# I'll never use a kayak again!



## bchadcherry (Mar 11, 2009)

I recently purchased a phantom 3 drone. I now can fly my baits out to any distance and then allow them to drop. Faster, and definitely drier than yaking them out!


----------



## ChileRelleno (Jul 7, 2012)

How much weight can it carry?
What kind of winds can it fly in?


----------



## bchadcherry (Mar 11, 2009)

Haven't done a weight test. But I googled it and 2.5 lbs is about the limit. I haven't found any wind I can't fly in.


----------



## Jgatorman (Jun 8, 2013)

Let me know how long those electronics last in that environment. I am curious to know if you run into any corrosion issues for research purposes. Especially if you use the same drone for multiple seasons. I also am an enthusiast (3d heli ) and friend has an inspire and he is looking for info on this. PS sorry for original post I reread it and realized I was not clear.


----------



## squirrel (Mar 19, 2012)

bchadcherry said:


> I recently purchased a phantom 3 drone. I now can fly my baits out to any distance and then allow them to drop. Faster, and definitely drier than yaking them out!


I'm a lifelong RC enthusiast myself, and have constructed several craft to drop eggs and such. What do you plan to setup for the drop mechanism? I don't think there is a spare channel on that craft natively.


----------



## bchadcherry (Mar 11, 2009)

I have cold roll bent in a "C" shape with long arms. Top arm is strapped to the bottom landing leg, and line and bait slip over the lower arm. After reaching the disired distance, I simply rotate the aircraft and continue to fly away/backwards and the line/baits slips off the arm.


----------



## jaster (Oct 7, 2007)

Camera on it? Could be a game changer for Cobia Fishing!!!


----------



## squirrel (Mar 19, 2012)

bchadcherry said:


> I have cold roll bent in a "C" shape with long arms. Top arm is strapped to the bottom landing leg, and line and bait slip over the lower arm. After reaching the disired distance, I simply rotate the aircraft and continue to fly away/backwards and the line/baits slips off the arm.


of course! I was totally overcomplicating things...as usual.


----------



## ChileRelleno (Jul 7, 2012)

bchadcherry said:


> Haven't done a weight test. But I googled it and 2.5 lbs is about the limit.
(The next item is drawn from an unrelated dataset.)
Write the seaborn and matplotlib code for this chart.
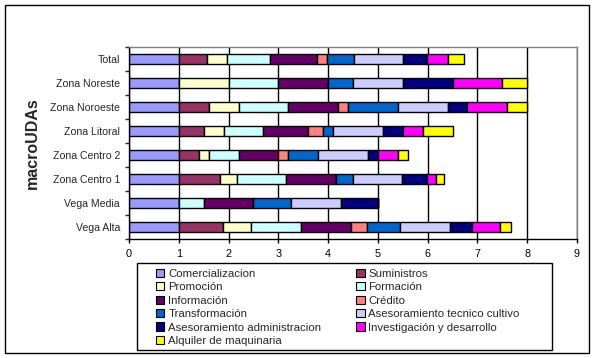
import numpy as np
import seaborn as sns
import matplotlib.pyplot as plt
from matplotlib.patches import Patch, Rectangle

# Categorias (de arriba a abajo)
categories = ["Total", "Zona Noreste", "Zona Noroeste", "Zona Litoral",
              "Zona Centro 2", "Zona Centro 1", "Vega Media", "Vega Alta"]

# Valores por serie (mismo orden que categories)
comercializacion = [1.0, 1.0, 1.0, 1.0, 1.0, 1.0, 1.0, 1.0]
suministros = [0.57, 0.0, 0.6, 0.5, 0.4, 0.83, 0.0, 0.89]
promocion = [0.40, 1.0, 0.6, 0.4, 0.2, 0.33, 0.0, 0.56]
formacion = [0.86, 1.0, 1.0, 0.8, 0.6, 1.0, 0.5, 1.0]
informacion = [0.95, 1.0, 1.0, 0.9, 0.8, 1.0, 1.0, 1.0]
credito = [0.20, 0.0, 0.2, 0.3, 0.2, 0.0, 0.0, 0.33]
transformacion = [0.54, 0.5, 1.0, 0.2, 0.6, 0.33, 0.75, 0.67]
ases_tecnico = [0.98, 1.0, 1.0, 1.0, 1.0, 1.0, 1.0, 1.0]
ases_admin = [0.48, 1.0, 0.4, 0.4, 0.2, 0.5, 0.75, 0.44]
investigacion = [0.43, 1.0, 0.8, 0.4, 0.4, 0.17, 0.0, 0.56]
alquiler = [0.32, 0.5, 0.4, 0.6, 0.2, 0.17, 0.0, 0.22]

series_names = ["Comercializacion", "Suministros", "Promoción", "Formación",
                "Información", "Crédito", "Transformación",
                "Asesoramiento tecnico cultivo", "Asesoramiento administracion",
                "Investigación y desarrollo", "Alquiler de maquinaria"]
series_values = [comercializacion, suministros, promocion, formacion,
                 informacion, credito, transformacion, ases_tecnico,
                 ases_admin, investigacion, alquiler]
colors = ["#9999FF", "#993366", "#FFFFCC", "#CCFFFF", "#660066", "#FF8080",
          "#0066CC", "#CCCCFF", "#000080", "#FF00FF", "#FFFF00"]

sns.set_style("white")
plt.rcParams["font.family"] = ["Liberation Sans", "DejaVu Sans"]

W, H = 595, 358
fig = plt.figure(figsize=(W / 100, H / 100), dpi=100)
ax = fig.add_axes([129 / W, (H - 239) / H, 448 / W, 192 / H])

# Barras apiladas
left = np.zeros(len(categories))
for name, vals, col in zip(series_names, series_values, colors):
    sns.barplot(x=vals, y=categories, order=categories, orient="h",
                color=col, saturation=1, width=0.42, errorbar=None,
                left=left, edgecolor="black", linewidth=1.0, ax=ax)
    left = left + np.array(vals)

ax.set_xlim(0, 9)
ax.set_xticks(range(0, 10))
ax.set_ylim(len(categories) - 0.5, -0.5)

ax.set_axisbelow(True)
ax.xaxis.grid(True, color="black", linewidth=1.0)
ax.yaxis.grid(False)

for s in ["top", "right"]:
    ax.spines[s].set_color("#808080")
    ax.spines[s].set_linewidth(1.0)
for s in ["left", "bottom"]:
    ax.spines[s].set_color("black")
    ax.spines[s].set_linewidth(1.0)

ax.tick_params(axis="x", direction="out", length=3, width=1, pad=4.5,
               labelsize=7.8, colors="black", bottom=True)
ax.set_yticks(np.arange(len(categories) + 1) - 0.5, minor=True)
ax.tick_params(axis="y", which="minor", direction="out", length=3, width=1,
               left=True)
ax.tick_params(axis="y", which="major", length=0, pad=6.5, labelsize=7.6)

ax.set_xlabel("")
ax.set_ylabel("macroUDAs", fontsize=11.5, fontweight="bold")
ax.yaxis.set_label_coords(-0.2, 0.5)

# Leyenda (orden por columnas para imitar el orden por filas)
handles = [Patch(facecolor=c, edgecolor="black", linewidth=0.8) for c in colors]
idx = [0, 2, 4, 6, 8, 10, 1, 3, 5, 7, 9]
fig.legend([handles[i] for i in idx], [series_names[i] for i in idx],
           loc="upper left", bbox_to_anchor=(150 / W, 1 - 263 / H),
           ncol=2, frameon=False, borderpad=0, fontsize=8.2,
           handlelength=0.75, handleheight=0.75, handletextpad=0.35,
           labelspacing=0.29, columnspacing=3.05)
fig.patches.append(Rectangle((137 / W, 8 / H), 415 / W, 87 / H,
                             transform=fig.transFigure, fill=False,
                             edgecolor="black", linewidth=1.0))

# Borde exterior del grafico
fig.patches.append(Rectangle((5 / W, 5 / H), 584 / W, 348 / H,
                             transform=fig.transFigure, fill=False,
                             edgecolor="black", linewidth=1.0))

plt.savefig("out.png", dpi=100)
I haven't found any wind I can't fly in.


2.5# weight limit, that would kill it for me.
I would want at least 5#s and prefer 8-10#s for larger baits.


----------



## Jgatorman (Jun 8, 2013)

ChileRelleno said:


> 2.5# weight limit, that would kill it for me.
> I would want at least 5#s and prefer 8-10#s for larger baits.


No problem Chilli just upgrade to the DJI S1000 It can pull off a 10lb bonito, ray or jack PS "S" stands for $$$$$!


----------



## ChileRelleno (Jul 7, 2012)

No thanks, I've a $800.00 yak that works great in most conditions.
And its meant to be dropped in the water.


----------



## Shark Hunter (Apr 17, 2014)

*Drones*

John,
This is the new age brother. Droning baits is a great idea, but the way we fish, it just won't work.
Our Target is Big Sharks, I don't know if they make a drone that can carry out a 20lb cownose ray, but if they do. It is a hell of a lot more money than a Kayak.
I have enough gear. I like to keep it old school. Paddle it out.
Catch a 12 footer. That is how its done. You have to earn it.
Day, Night, Heavy surf. It doesn't matter.
No drones for me. I'd rather buy a 20/0 Everol.


----------